Even before the conflict escalated, Yemenis subsisted on an average of $7 a day. In contrast, their Saudi neighbors live on $86 a day.
The U.N. Childrens’ Fund estimates that 100,000 people have been displaced across the country in the last two weeks, while Oxfam says that more than 10 million Yemenis do not have enough food to eat — including 850,000 malnourished children. Over 13 million people have no access to clean water.
An urgent call by the ICRC for an “immediate humanitarian pause” to allow humanitarian supplies to reach the most vulnerable has gone unheeded.
The situation is especially dire in Aden, where most residents have no water or power, and long lines have formed to fill jerry cans with clean water. Cut off by the fighting, the city is short of food and basic supplies. The ICRC says dozens of people have been killed in recent days and the “streets of Aden are strewn with dead bodies.” Multiple photographs show damage to apartment blocks in the city, whether from naval bombardment on Houthi positions, or from Houthi artillery strikes.
Some locals are clambering into boats and heading for Somalia, hardly a safe haven.
Al Qaeda thriving amid the chaos
Al Qaeda in the Arabian Peninsula (AQAP) has resisted a U.S. drone campaign and Yemeni armed forces for the past three years to retain a presence in eastern and southern provinces such as Hadramaut, Marib and Shabwa.
Now that the U.S. presence at the al-Anad airbase in the south is gone (evacuated days before the Houthis arrived) and the Yemeni army has effectively fallen apart, AQAP has far greater freedom of action. Its fighters briefly overran the coastal city of Al Mukallah last week — freeing some 300 prisoners there before being pushed out by tribal fighters.
A senior AQAP member, Khaled Batarfi, was among those sprung from jail and has since appeared at a presidential palace in Al Mukallah.
AQAP is using the Houthis’ advance southwards to rally Sunni tribes and expand a campaign of bombings and ambushes in places like Taiz and al-Bayda, where it claimed to have killed and wounded dozens of Houthi last week. As the conflict in Yemen takes on a more sectarian shape, AQAP will cast itself as the protector of Sunni tribes against what it calls “the Houthi rafidi [Shi’ite] religion.”
The dangers of a regional conflict
Saudi Arabia sees the hand of Iran — its great regional rival — in the collapse of Yemen. Along with President Hadi, it has accused Iran of providing the Houthis with military aid and expertise — charges that the Houthis and Iran both deny.
At the same time, Saudi Arabia’s suddenly muscular approach appears to have ushered in a new foreign policy, according to Ray Takeyh at the Council on Foreign Relations in New York. “For Riyadh, the alliance with Washington is proving too unreliable in a region where sectarian conflict and collapsing states have ratcheted up tensions,” Takeyh wrote in the Wall Street Journal.
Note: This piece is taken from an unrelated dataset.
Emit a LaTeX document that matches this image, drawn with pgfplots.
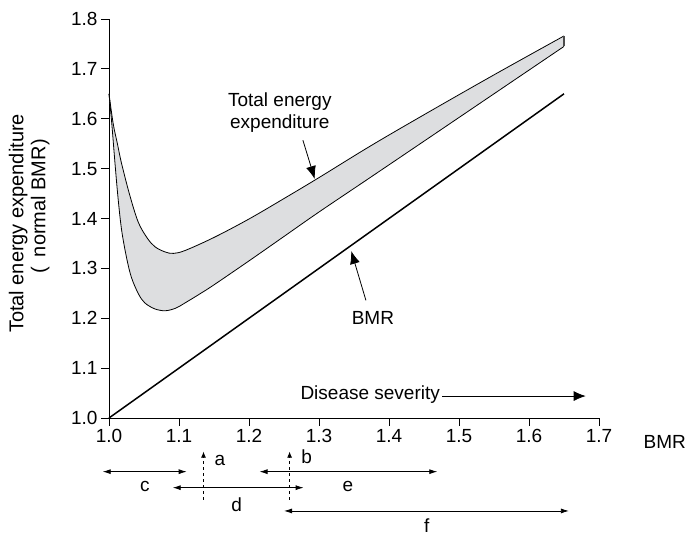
\documentclass[border=0pt]{standalone}
\usepackage{pgfplots}
\pgfplotsset{compat=1.18}
\usepgfplotslibrary{fillbetween}
\usetikzlibrary{arrows.meta}
\usepackage{fontspec}
\setmainfont{Liberation Sans}
\definecolor{bandgray}{RGB}{221,222,224}
\begin{document}
\begin{tikzpicture}[font=\fontsize{19}{22}\selectfont]
\begin{axis}[
  at={(109pt,119pt)}, anchor=south west,
  scale only axis, width=490pt, height=399pt,
  xmin=1.0, xmax=1.7, ymin=1.0, ymax=1.8,
  axis x line*=bottom, axis y line*=left,
  axis line style={-, line width=0.9pt},
  xtick={1.0,1.1,1.2,1.3,1.4,1.5,1.6,1.7},
  ytick={1.0,1.1,1.2,1.3,1.4,1.5,1.6,1.7,1.8},
  tick align=outside, major tick length=8pt,
  tick style={black, line width=0.9pt},
  /pgf/number format/assume math mode=true,
  /pgf/number format/fixed, /pgf/number format/fixed zerofill, /pgf/number format/precision=1,
  ylabel={Total energy expenditure\\\hspace*{34pt}(\hspace{0.5em}normal BMR)},
  ylabel style={align=center, at={(axis description cs:-0.163,0.4875)}, anchor=center, font=\fontsize{20}{22}\selectfont},
  clip=false,
]
\addplot[name path=up, black, line width=0.8pt, smooth, tension=0.55] coordinates {
(1.000,1.650) (1.006,1.590) (1.012,1.550) (1.018,1.510) (1.030,1.445) (1.042,1.392)
(1.055,1.360) (1.066,1.343) (1.080,1.333) (1.092,1.330) (1.109,1.336) (1.150,1.362)
(1.200,1.399) (1.250,1.440) (1.300,1.482) (1.373,1.545) (1.450,1.608) (1.550,1.688)
(1.650,1.766)};
\addplot[name path=lo, black, line width=0.8pt, smooth, tension=0.55] coordinates {
(1.000,1.650) (1.004,1.590) (1.0086,1.510) (1.013,1.440) (1.018,1.377) (1.025,1.322)
(1.032,1.282) (1.042,1.249) (1.051,1.231) (1.065,1.219) (1.080,1.215) (1.095,1.220)
(1.109,1.231) (1.130,1.249) (1.150,1.267) (1.200,1.315) (1.250,1.364) (1.300,1.413)
(1.373,1.482) (1.450,1.555) (1.550,1.650) (1.650,1.745)};
\addplot[bandgray] fill between[of=up and lo];
\addplot[black!70, line width=1.2pt] coordinates {(1.65,1.745) (1.65,1.766)};
\addplot[black, line width=1.5pt] coordinates {(1.0,1.0) (1.65,1.65)};

% annotations
\node[align=center, inner sep=0pt] at (axis cs:1.244,1.613) {Total energy\\expenditure};
\draw[-{Latex[length=13pt,width=10pt]}, line width=0.8pt] (axis cs:1.277,1.557) -- (axis cs:1.294,1.479);
\node[inner sep=0pt] at (axis cs:1.377,1.200) {BMR};
\draw[-{Latex[length=13pt,width=10pt]}, line width=0.8pt] (axis cs:1.367,1.236) -- (axis cs:1.346,1.335);
\node[anchor=east, inner sep=0pt] at (axis cs:1.473,1.047) {Disease severity};
\draw[-{Latex[length=12pt,width=10pt]}, line width=0.8pt] (axis cs:1.476,1.044) -- (axis cs:1.681,1.044);
\node[inner sep=0pt] at (axis cs:1.794,0.9525) {BMR};

% below-axis ranges
\draw[{Latex[length=8pt,width=5pt]}-{Latex[length=8pt,width=5pt]}, line width=0.8pt] (axis cs:0.991,0.8924) -- (axis cs:1.111,0.8924);
\node[inner sep=0pt] at (axis cs:1.0514,0.8617) {c};
\draw[{Latex[length=8pt,width=5pt]}-{Latex[length=8pt,width=5pt]}, line width=0.8pt] (axis cs:1.091,0.8603) -- (axis cs:1.278,0.8603);
\node[inner sep=0pt] at (axis cs:1.1824,0.8257) {d};
\draw[{Latex[length=8pt,width=5pt]}-{Latex[length=8pt,width=5pt]}, line width=0.8pt] (axis cs:1.215,0.8924) -- (axis cs:1.469,0.8924);
\node[inner sep=0pt] at (axis cs:1.3414,0.8617) {e};
\draw[{Latex[length=8pt,width=5pt]}-{Latex[length=8pt,width=5pt]}, line width=0.8pt] (axis cs:1.250,0.8136) -- (axis cs:1.657,0.8136);
\node[inner sep=0pt] at (axis cs:1.4539,0.7846) {f};
\draw[dashed, -{Latex[length=6pt,width=5pt]}, line width=0.8pt] (axis cs:1.135,0.8357) -- (axis cs:1.135,0.9325);
\node[inner sep=0pt] at (axis cs:1.1586,0.9158) {a};
\draw[dashed, -{Latex[length=6pt,width=5pt]}, line width=0.8pt] (axis cs:1.258,0.8357) -- (axis cs:1.258,0.9325);
\node[inner sep=0pt] at (axis cs:1.2824,0.9224) {b};
\end{axis}
\pgfresetboundingbox
\path[use as bounding box] (0,0) rectangle (689pt,537pt);
\end{tikzpicture}
\end{document}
The Saudis appear to have little faith in a U.S. administration averse to foreign entanglements and ready to compromise with Iran over its nuclear program. They look anxiously at the sectarian chaos engulfing Syria and Iraq.
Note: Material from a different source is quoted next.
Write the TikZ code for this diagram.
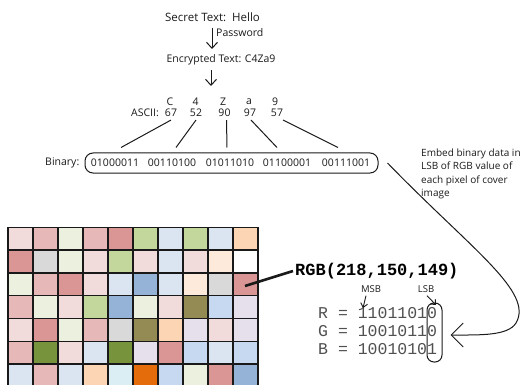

So now Riyadh appears to be cashing some chips, appealing to Pakistan to join the coalition fighting in (or over) Yemen.
Pakistan receives huge amounts of aid from Riyadh — last year $1.5 billion (in loans) — and Prime Minister Nawaz Sharif spent time in exile in Saudi Arabia after he was overthrown in a coup 16 years ago. But it also shares a long and combustible border with Iran — whose Foreign Minister, Mohammad Javad Zarif, is due in Islamabad on Wednesday. Yemen’s troubles are already causing waves far from the Arabian Peninsula.
It is possible, as Rami Khoury puts it, that Yemen is the exclamation mark at the end of an era when regional states looked to Washington or Moscow, appealed to the U.N. or called an Arab summit to address issues in the neighborhood. Now countries like Saudi Arabia and Egypt are building ad hoc coalitions in the belief they can protect their own interests.
Yemen will test whether that belief is misplaced.